A single racquet club near West Palm Beach logged 700 names before opening its doors. That waitlist—disclosed in municipal development filings and club prospectus materials—represents roughly 18 months of inventory if the facility caps membership at the 400-500 range typical for boutique sports clubs in South Florida. The number matters because it confirms what three separate club operators told Voyage Edge in January: US private membership applications rose 34% year-over-year in Q4 2024, with no material slowdown entering 2025.
The West Palm facility joins 12 other private club announcements across tier-one US markets in the past 90 days. New York, Los Angeles, and Miami each added at least two confirmed projects. London saw 8 new club filings in the same window, including two conversions of historic buildings in Mayfair and one racquet-specific venue in Kensington. The Sloane Club, operational since 1922 and backed by Queen Victoria lineage, reportedly turned away 1,200 applicants in 2024 alone—a 40% increase over 2023 rejection volume. These are not social clubs adding pickleball courts. These are purpose-built facilities designed to extract $15,000 to $35,000 initiation fees plus $8,000 to $12,000 annual dues from family-office principals who already belong to three other clubs.

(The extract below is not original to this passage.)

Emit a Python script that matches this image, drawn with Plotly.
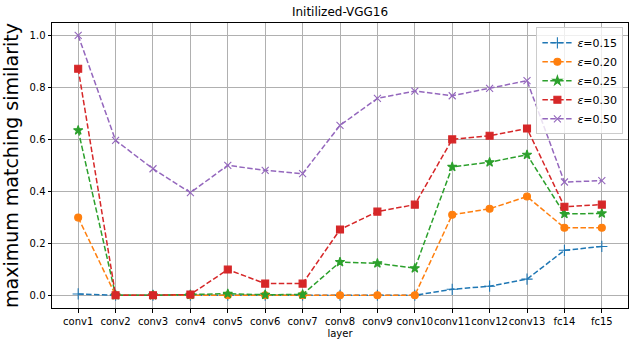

The demand spike stems from three converging forces. First, the $92 billion in US single-family-office assets under management as of Q3 2024—up 11% from Q3 2023—created a new cohort of individuals seeking private infrastructure. Second, commercial real estate distress opened inventory. At least 6 of the 12 recent US club announcements occupy former corporate headquarters or retail anchor boxes acquired below 70 cents on the replacement-cost dollar. Third, the experience economy bifurcated. Public fitness chains and hotel loyalty programs commoditized access; private clubs weaponized scarcity. A 700-person waitlist is not a problem. It is the product.
Operators should watch three follow-on developments. First, whether West Palm's waitlist converts to paid memberships at the projected 60% rate by Q3 2025; conversion below 50% would indicate speculative signups rather than committed capital. Second, how many of the 12 announced US clubs actually break ground by year-end 2025; zoning delays and construction cost overruns killed 30% of 2023's announced projects. Third, whether London's 8 new filings trigger a membership pricing war or a tacit cartel; if initiation fees hold above £25,000 through 2026, the market has discipline.
The West Palm racquet club opens in Q4 2025. Its 700-name list already exceeds the population of some Caribbean islands where the same members keep second homes.